Boeing (BA -2.21%) retirees and investors should be very worried that the aerospace giant is stuffing its pension plan with company stock. With the plan suffering from a massive $20 billion shortfall, Boeing is making a risky bet with its workers' futures that it can maintain the torrid growth pace it's been on, transferring some $3.5 billion worth of stock into the plan, including shares it had previously bought back.

Rather than ease the risk associated with having such an unconscionable underfunding of its pension obligations, it's quite possible that Boeing will instead crash and burn and take with it the value of its retirees' benefits.

Boeing 737 Max

Image source: Boeing.

A bad case of turbulence

Over the past few years, Boeing's underfunded pension obligations have spiraled wildly out of control as it chose to buy back company stock instead of make payments to the pension plan. A decade ago, the plan was actually overfunded by some $4.7 billion, but beginning in 2008 it began to become underfunded, and today, of all the S&P 500 companies, only General Electric has a worse pension funding shortfall.

By taking the shortsighted tack of buying back company stock instead of making contributions to its pension -- it bought back some $30 billion worth of shares over the past three years -- Boeing chose to boost the value of its stock by financial engineering. Now it wants to use those gains as the basis for making a contribution, but one that still leaves it with a gargantuan $15 billion underfunded liability.

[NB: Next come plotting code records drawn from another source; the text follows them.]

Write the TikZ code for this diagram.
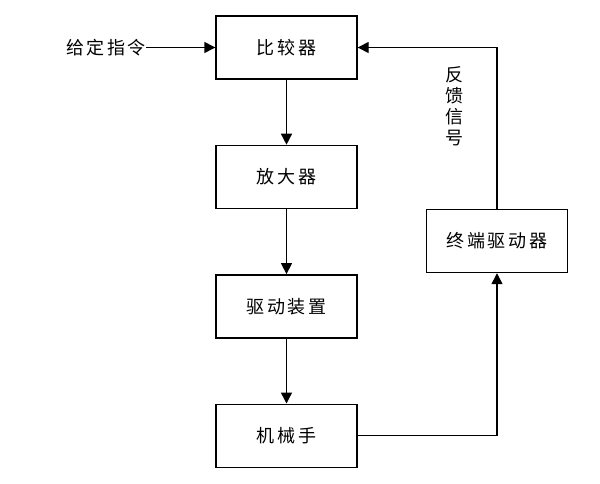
\documentclass[tikz,border=0pt]{standalone}
\usepackage{fontspec}
\setmainfont{Noto Sans CJK SC}[LetterSpace=14]
\usetikzlibrary{arrows.meta,positioning}

\begin{document}
\begin{tikzpicture}[x=1pt,y=-1pt,
  block/.style={draw, line width=1.4pt, minimum width=141pt, minimum height=63pt, font=\fontsize{18}{21}\selectfont},
  link/.style={line width=1.4pt, -{Triangle[length=11pt,width=11pt]}},
  tag/.style={inner sep=0pt, font=\fontsize{18}{21}\selectfont}]
\useasboundingbox (0,0) rectangle (600,483);
% main chain
\node[block] (cmp) at (286.5,47.5) {比较器};
\node[block, below=65pt of cmp] (amp) {放大器};
\node[block, below=65pt of amp] (drv) {驱动装置};
\node[block, below=65pt of drv] (arm) {机械手};
% feedback branch
\node[block] (end) at (497,241) {终端驱动器};
\node[tag, anchor=east] (cmd) at (146,47.5) {给定指令};
\node[tag, align=center] (fb) at (454,106) {反\\馈\\信\\号};
\draw[link] (cmd.east) -- (cmp.west);
\draw[link] (cmp) -- (amp);
\draw[link] (amp) -- (drv);
\draw[link] (drv) -- (arm);
\draw[link] (arm.east) -| (end.south);
\draw[link] (end.north) |- (cmp.east);
\end{tikzpicture}
\end{document}
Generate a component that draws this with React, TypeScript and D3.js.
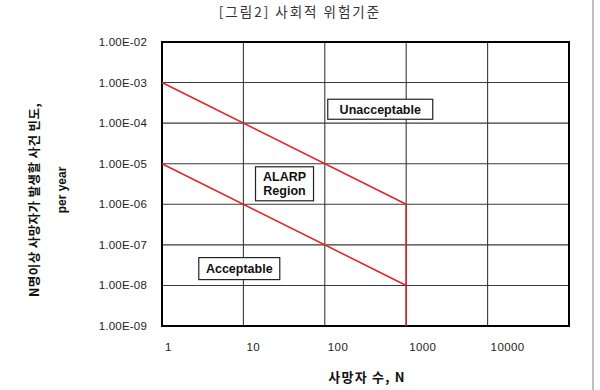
import React from 'react';
import * as d3 from 'd3';

// x: number of fatalities N, y: frequency per year
const xTicks = [1, 10, 100, 1000, 10000, 100000];
const xTickLabels = ['1', '10', '100', '1000', '10000'];
const yTicks = [1e-2, 1e-3, 1e-4, 1e-5, 1e-6, 1e-7, 1e-8, 1e-9];
const yTickLabels = ['1.00E-02', '1.00E-03', '1.00E-04', '1.00E-05', '1.00E-06', '1.00E-07', '1.00E-08', '1.00E-09'];

const upperLimit = [
  { n: 1, f: 1e-3 },
  { n: 1000, f: 1e-6 },
];
const lowerLimit = [
  { n: 1, f: 1e-5 },
  { n: 1000, f: 1e-8 },
];
const cutoff = [
  { n: 1000, f: 1e-6 },
  { n: 1000, f: 1e-9 },
];

const regionNames = [['Unacceptable'], ['ALARP', 'Region'], ['Acceptable']];
const regionN = [480, 32, 8.9];
const regionF = [2.2e-4, 3.2e-6, 2.6e-8];

interface Pt {
  n: number;
  f: number;
}

const App = () => {
  const width = 600;
  const height = 390;
  const margin = { top: 42, right: 31, bottom: 64, left: 162 };

  const x = d3.scaleLog().domain([1, 100000]).range([margin.left, width - margin.right]);
  const y = d3.scaleLog().domain([1e-9, 1e-2]).range([height - margin.bottom, margin.top]);

  const line = d3
    .line<Pt>()
    .x((d) => x(d.n))
    .y((d) => y(d.f));

  const boxW = [105, 58, 81];
  const boxH = [20, 34, 22];

  return (
    <svg
      width={width}
      height={height}
      style={{ position: 'absolute', left: 0, top: 0, background: '#fff' }}
      fontFamily="'Liberation Sans', Arial, sans-serif"
    >
      <text
        x={300}
        y={17}
        textAnchor="middle"
        fontSize={13.5}
        letterSpacing={2}
        fill="#333"
        fontFamily="'Noto Sans CJK KR', sans-serif"
      >
        [그림2] 사회적 위험기준
      </text>

      {/* grid */}
      {xTicks.slice(1, -1).map((t) => (
        <line key={'gx' + t} x1={x(t)} x2={x(t)} y1={y(1e-2)} y2={y(1e-9)} stroke="#3a3a3a" strokeWidth={1.1} />
      ))}
      {yTicks.slice(1, -1).map((t) => (
        <line key={'gy' + t} x1={x(1)} x2={x(100000)} y1={y(t)} y2={y(t)} stroke="#3a3a3a" strokeWidth={1.1} />
      ))}
      <rect
        x={x(1)}
        y={y(1e-2)}
        width={x(100000) - x(1)}
        height={y(1e-9) - y(1e-2)}
        fill="none"
        stroke="#000"
        strokeWidth={2}
      />

      {/* limits */}
      <path d={line(upperLimit) || ''} fill="none" stroke="#e0262a" strokeWidth={1.6} />
      <path d={line(lowerLimit) || ''} fill="none" stroke="#e0262a" strokeWidth={1.6} />
      <path d={line(cutoff) || ''} fill="none" stroke="#d42028" strokeWidth={1.6} />

      {/* region labels */}
      {regionNames.map((lines, i) => {
        const cx = x(regionN[i]);
        const cy = y(regionF[i]);
        return (
          <g key={'r' + i}>
            <rect
              x={cx - boxW[i] / 2}
              y={cy - boxH[i] / 2}
              width={boxW[i]}
              height={boxH[i]}
              fill="#fff"
              stroke="#222"
              strokeWidth={1.2}
            />
            {lines.map((s, j) => (
              <text
                key={s}
                x={cx}
                y={cy + (j - (lines.length - 1) / 2) * 14}
                dy="0.36em"
                textAnchor="middle"
                fontSize={12.5}
                fontWeight="bold"
                fill="#111"
              >
                {s}
              </text>
            ))}
          </g>
        );
      })}

      {/* x tick labels */}
      {xTickLabels.map((s, i) => (
        <text key={'xl' + s} x={x(xTicks[i]) + 3} y={351} fontSize={11.5} letterSpacing={0.4} fill="#222">
          {s}
        </text>
      ))}
      {/* y tick labels */}
      {yTickLabels.map((s, i) => (
        <text key={'yl' + s} x={147} y={y(yTicks[i])} dy="0.35em" textAnchor="end" fontSize={11.5} letterSpacing={0.2} fill="#222">
          {s}
        </text>
      ))}

      {/* axis titles */}
      <text
        x={367}
        y={382}
        textAnchor="middle"
        fontSize={13}
        fontWeight="bold"
        letterSpacing={1.2}
        fill="#111"
        fontFamily="'Noto Sans CJK KR', sans-serif"
      >
        사망자 수, N
      </text>
      <text
        transform="translate(35,200) rotate(-90)"
        textAnchor="middle"
        dy="0.35em"
        fontSize={12.5}
        fontWeight="bold"
        letterSpacing={0.4}
        fill="#111"
        fontFamily="'Noto Sans CJK KR', sans-serif"
      >
        N명이상 사망자가 발생할 사건 빈도,
      </text>
      <text
        transform="translate(62,190) rotate(-90)"
        textAnchor="middle"
        dy="0.35em"
        fontSize={12}
        fontWeight="bold"
        fill="#111"
      >
        per year
      </text>

      {/* page edge */}
      <line x1={593} x2={593} y1={0} y2={390} stroke="#aaa" strokeWidth={1.5} />
    </svg>
  );
};

export default App;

Wearing rose-colored glasses

In the past, Boeing used unreasonable assumptions about how the plan would perform, which let it set aside less for pension obligations while lowering the hit it took to earnings.

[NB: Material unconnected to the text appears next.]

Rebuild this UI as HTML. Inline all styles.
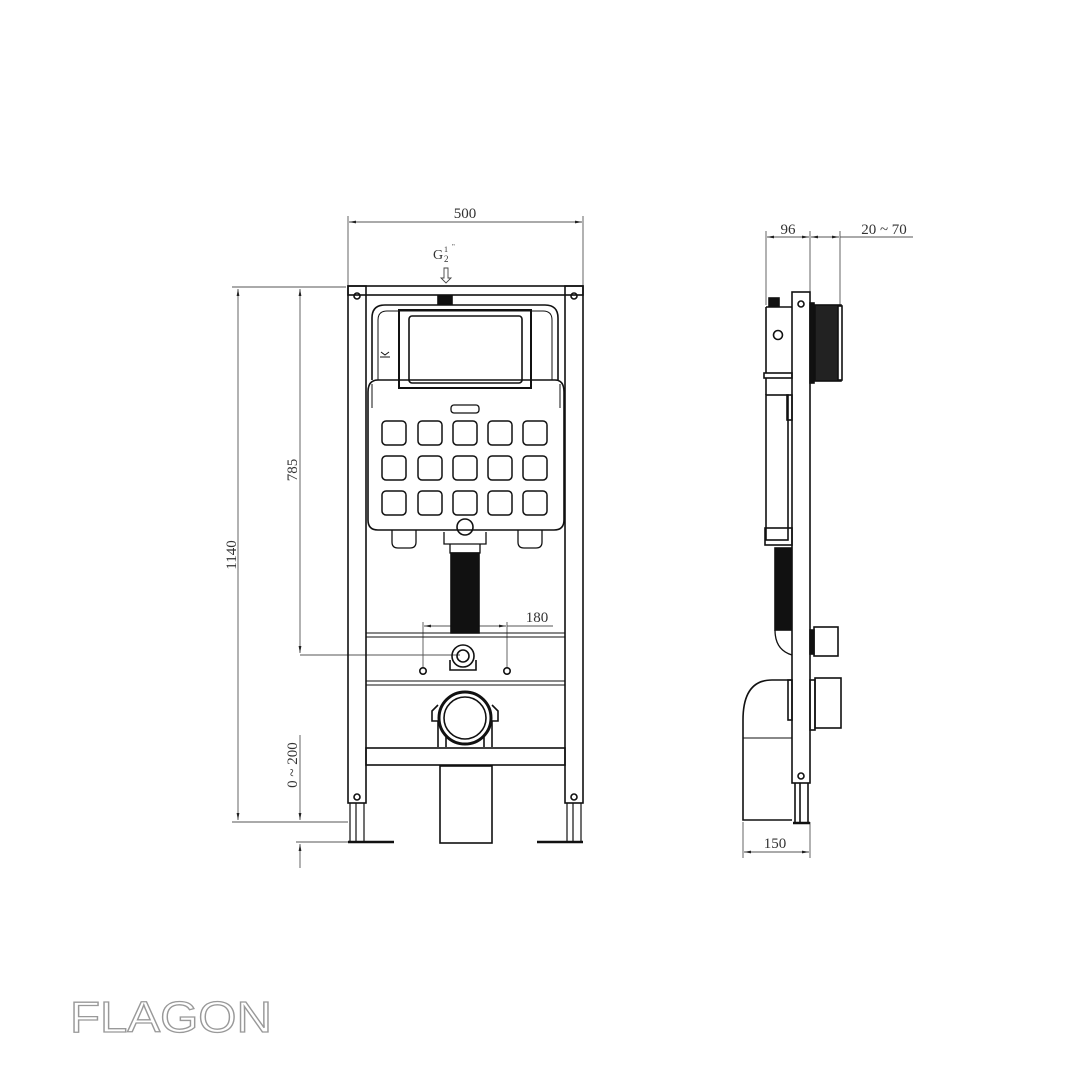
<!DOCTYPE html>
<html><head><meta charset="utf-8"><style>
html,body{margin:0;padding:0;background:#fff;width:1080px;height:1080px;overflow:hidden}
svg{display:block}
text{font-family:"Liberation Serif",serif;fill:#333}
</style></head><body>
<svg width="1080" height="1080" viewBox="0 0 1080 1080" xmlns="http://www.w3.org/2000/svg">
<defs>
<marker id="a" viewBox="0 0 10 10" refX="10" refY="5" markerWidth="8" markerHeight="8" orient="auto-start-reverse"><path d="M0,3 L10,5 L0,7z" fill="#222"/></marker>
</defs>
<g stroke="#555" stroke-width="0.9" fill="none">
<!-- top 500 dim -->
<line x1="348" y1="216" x2="348" y2="286"/><line x1="583" y1="216" x2="583" y2="286"/>
<line x1="349" y1="222" x2="582" y2="222" marker-start="url(#a)" marker-end="url(#a)"/>
<!-- left dims -->
<line x1="232" y1="287" x2="346" y2="287"/>
<line x1="232" y1="822" x2="348" y2="822"/>
<line x1="296" y1="842" x2="348" y2="842"/>
<line x1="300" y1="655" x2="460" y2="655"/>
<line x1="238" y1="289" x2="238" y2="820" marker-start="url(#a)" marker-end="url(#a)"/>
<line x1="300" y1="289" x2="300" y2="653" marker-start="url(#a)" marker-end="url(#a)"/>
<line x1="300" y1="735" x2="300" y2="820" marker-end="url(#a)"/>
<line x1="300" y1="868" x2="300" y2="844" marker-end="url(#a)"/>
<!-- 180 -->
<line x1="423" y1="622" x2="423" y2="668"/><line x1="507" y1="622" x2="507" y2="668"/>
<line x1="424" y1="626" x2="506" y2="626" marker-start="url(#a)" marker-end="url(#a)"/>
<line x1="507" y1="626" x2="553" y2="626"/>
<!-- side dims -->
<line x1="766" y1="231" x2="766" y2="305"/><line x1="810" y1="231" x2="810" y2="292"/><line x1="840" y1="231" x2="840" y2="305"/>
<line x1="767" y1="237" x2="809" y2="237" marker-start="url(#a)" marker-end="url(#a)"/>
<line x1="811" y1="237" x2="839" y2="237" marker-start="url(#a)" marker-end="url(#a)"/>
<line x1="840" y1="237" x2="913" y2="237"/>
<line x1="743" y1="822" x2="743" y2="858"/><line x1="810" y1="822" x2="810" y2="858"/>
<line x1="744" y1="852" x2="809" y2="852" marker-start="url(#a)" marker-end="url(#a)"/>
</g>
<text x="465" y="218" font-size="15" text-anchor="middle">500</text>
<text x="788" y="234" font-size="15" text-anchor="middle">96</text>
<text x="884" y="234" font-size="15" text-anchor="middle">20 ~ 70</text>
<text x="775" y="848" font-size="15" text-anchor="middle">150</text>
<text x="537" y="622" font-size="15" text-anchor="middle">180</text>
<text transform="translate(236,555) rotate(-90)" font-size="15" text-anchor="middle">1140</text>
<text transform="translate(297,470) rotate(-90)" font-size="15" text-anchor="middle">785</text>
<text transform="translate(297,765) rotate(-90)" font-size="15" text-anchor="middle">0 ~ 200</text>
<text x="433" y="259" font-size="14">G</text><text x="444" y="252" font-size="8">1</text><text x="444" y="262" font-size="9">2</text><text x="452" y="249" font-size="7">"</text>
<path d="M444,268 h4 v10 h3 l-5,5 l-5,-5 h3z" fill="none" stroke="#444" stroke-width="0.9"/>

<g stroke="#111" stroke-width="1.6" fill="none">
<!-- frame -->
<rect x="348" y="286" width="235" height="9"/>
<rect x="348" y="286" width="18" height="517"/>
<rect x="565" y="286" width="18" height="517"/>
<line x1="366" y1="633" x2="565" y2="633" stroke-width="1"/><line x1="366" y1="637" x2="565" y2="637" stroke-width="1"/>
<line x1="366" y1="681" x2="565" y2="681" stroke-width="1"/><line x1="366" y1="685" x2="565" y2="685" stroke-width="1"/>
<rect x="366" y="748" width="199" height="17"/>
<circle cx="357" cy="296" r="3"/><circle cx="574" cy="296" r="3"/>
<circle cx="357" cy="797" r="3"/><circle cx="574" cy="797" r="3"/>
<!-- legs -->
<path d="M350,803 V842 M356,803 V842 M364,803 V842 M567,803 V842 M573,803 V842 M581,803 V842" stroke-width="1.2"/>
<line x1="348" y1="842" x2="394" y2="842" stroke-width="2.5"/>
<line x1="537" y1="842" x2="583" y2="842" stroke-width="2.5"/>
<!-- pan pipe -->
<rect x="440" y="766" width="52" height="77"/>
<!-- cistern top -->
<path d="M372,380 V318 Q372,305 385,305 H545 Q558,305 558,318 V380"/>
<path d="M378,380 V320 Q378,311 387,311 H543 Q552,311 552,320 V380" stroke-width="1"/>
<rect x="438" y="296" width="14" height="8" fill="#111"/>
<rect x="399" y="310" width="132" height="78" stroke-width="2"/>
<rect x="409" y="316" width="113" height="67" rx="3"/>
<path d="M381,352 l4,3 l4,-3 M380,357 h10" stroke-width="1"/>
<!-- cistern body -->
<path d="M368,392 Q368,380 378,380 H555 Q564,380 564,392 V520 Q564,530 554,530 H378 Q368,530 368,520 Z"/>
<path d="M372,384 V408 M560,384 V408" stroke-width="1"/>
<rect x="451" y="405" width="28" height="8" rx="3" stroke-width="1.3"/>
<circle cx="465" cy="527" r="8"/>
<path d="M392,530 v12 q0,6 6,6 h12 q6,0 6,-6 v-12 M518,530 v12 q0,6 6,6 h12 q6,0 6,-6 v-12" stroke-width="1.3"/>
<path d="M444,532 v12 h42 v-12 M450,544 v9 h30 v-9" stroke-width="1.3"/>
<!-- hose -->
<rect x="451" y="553" width="28" height="80" fill="#111"/>
<!-- connector -->
<circle cx="463" cy="656" r="11"/><circle cx="463" cy="656" r="6"/>
<path d="M450,660 v10 h26 v-10"/>
<circle cx="423" cy="671" r="3.2"/><circle cx="507" cy="671" r="3.2"/>
<!-- big ring -->
<circle cx="465" cy="718" r="26" stroke-width="3"/>
<circle cx="465" cy="718" r="21"/>
<path d="M438,705 l-6,6 v10 l6,0 v26 M492,705 l6,6 v10 l-6,0 v26 M446,735 v12 M484,735 v12"/>

<!-- side view -->
<rect x="792" y="292" width="18" height="491"/>
<circle cx="801" cy="304" r="3"/><circle cx="801" cy="776" r="3"/>
<path d="M795,783 V823 M800,783 V823 M808,783 V823"/>
<line x1="793" y1="823" x2="810" y2="823" stroke-width="2.5"/>
<rect x="769" y="298" width="10" height="8" fill="#111"/>
<path d="M766,307 V350 M766,307 H792"/>
<circle cx="778" cy="335" r="4.5"/>
<rect x="764" y="373" width="28" height="5"/>
<path d="M766,350 V373 M766,378 V395"/>
<rect x="766" y="395" width="22" height="145"/>
<rect x="787" y="395" width="5" height="25"/>
<rect x="765" y="528" width="27" height="17"/>
<rect x="775" y="548" width="16" height="82" fill="#111"/>
<path d="M775,630 q0,20 17,25" stroke-width="1.3"/>
<rect x="810" y="303" width="4" height="80" fill="#111"/>
<rect x="815" y="305" width="26" height="76" fill="#222"/>
<rect x="838" y="306" width="4" height="74" fill="#fff"/>
<rect x="810" y="630" width="4" height="24" fill="#111"/>
<rect x="814" y="627" width="24" height="29"/>
<rect x="810" y="680" width="5" height="50"/>
<rect x="815" y="678" width="26" height="50"/>
<path d="M792,680 H772 Q743,680 743,720 V820 H792"/>
<line x1="743" y1="738" x2="792" y2="738" stroke-width="1"/>
<rect x="788" y="680" width="4" height="40"/>
</g>
<!-- grid -->
<g stroke="#111" stroke-width="1.5" fill="none">
<rect x="382" y="421" width="24" height="24" rx="4"/><rect x="418" y="421" width="24" height="24" rx="4"/><rect x="453" y="421" width="24" height="24" rx="4"/><rect x="488" y="421" width="24" height="24" rx="4"/><rect x="523" y="421" width="24" height="24" rx="4"/>
<rect x="382" y="456" width="24" height="24" rx="4"/><rect x="418" y="456" width="24" height="24" rx="4"/><rect x="453" y="456" width="24" height="24" rx="4"/><rect x="488" y="456" width="24" height="24" rx="4"/><rect x="523" y="456" width="24" height="24" rx="4"/>
<rect x="382" y="491" width="24" height="24" rx="4"/><rect x="418" y="491" width="24" height="24" rx="4"/><rect x="453" y="491" width="24" height="24" rx="4"/><rect x="488" y="491" width="24" height="24" rx="4"/><rect x="523" y="491" width="24" height="24" rx="4"/>
</g>
<text x="70" y="1032" font-size="44" textLength="202" lengthAdjust="spacingAndGlyphs" style="font-family:'Liberation Sans',sans-serif;fill:#fff;stroke:#999;stroke-width:1.3">FLAGON</text>
</svg>
</body></html>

Pension accounting involves two numbers: the rate of return a company earns on its investments, and the discount rate, which it uses to discount future obligations back to a present value. Changing one or the other (or both) allows management to massage the results more to its liking.

As it has for many years now, Boeing says it expects its pension managers can earn around 7% or more on their investments (last year it lowered that expectation to 6.8%). Because the stock market has historically returned around 10%, it's a seemingly conservative number, except that around three-quarters of the market's returns are derived from dividends and inflation. Earnings growth is actually the smallest contributor to the total.

Man holding head as stock market crashes

Image source: Getty Images.

Historical bond returns are much lower than that, and like many companies', Boeing's pension plan is appropriately dominated by fixed-income investments. In fact, 48% of its plan's total assets are fixed-income. Equity investments comprise a third, a wholly reasonable split in what should be a conservative program.

What is unreasonable is to expect that the plan managers can make 7% returns with investments heavily weighted toward fixed assets.

Discounting the possibilities

The second part of the equation is the discount rate, and Boeing uses a 4% rate to discount its future obligations. That's slightly better than the 4.2% rate it used in 2015, and certainly more appropriate than the 5.3% rate from 2010, but even though the aerospace giant has lowered its expectations, that number, too, is still too high. In a world where 10- and 30-year Treasury bonds go for 2.2% and 2.8%, respectively, Boeing's 4% rate still seems ambitious.

Yet there's good reason Boeing has only slowly lowered the discount rate: Decreases in the rate cause pension obligations to rise even further.

Moreover, because Boeing couldn't or wouldn't fund the plan with cash, it also filled its ailing plan with so-called alternative assets such as farmland and timber resources, real estate, and hedge funds. And now it wants to add more company stock to the mix.

Doing so obviously makes retirees even more dependent upon Boeing's stock continuously rising. Yet the aerospace and defense industries are notoriously cyclical, and after the big run-up in its shares -- Boeing's stock has nearly doubled over the past year -- they're trading at all-time highs and valuations.

It is possible Boeing could get lucky and its stock could continue its ascent, allowing it to make up the shortfall. But betting on the benefits of its retirees is a much too risky play, and one that should scare those who have to rely upon it.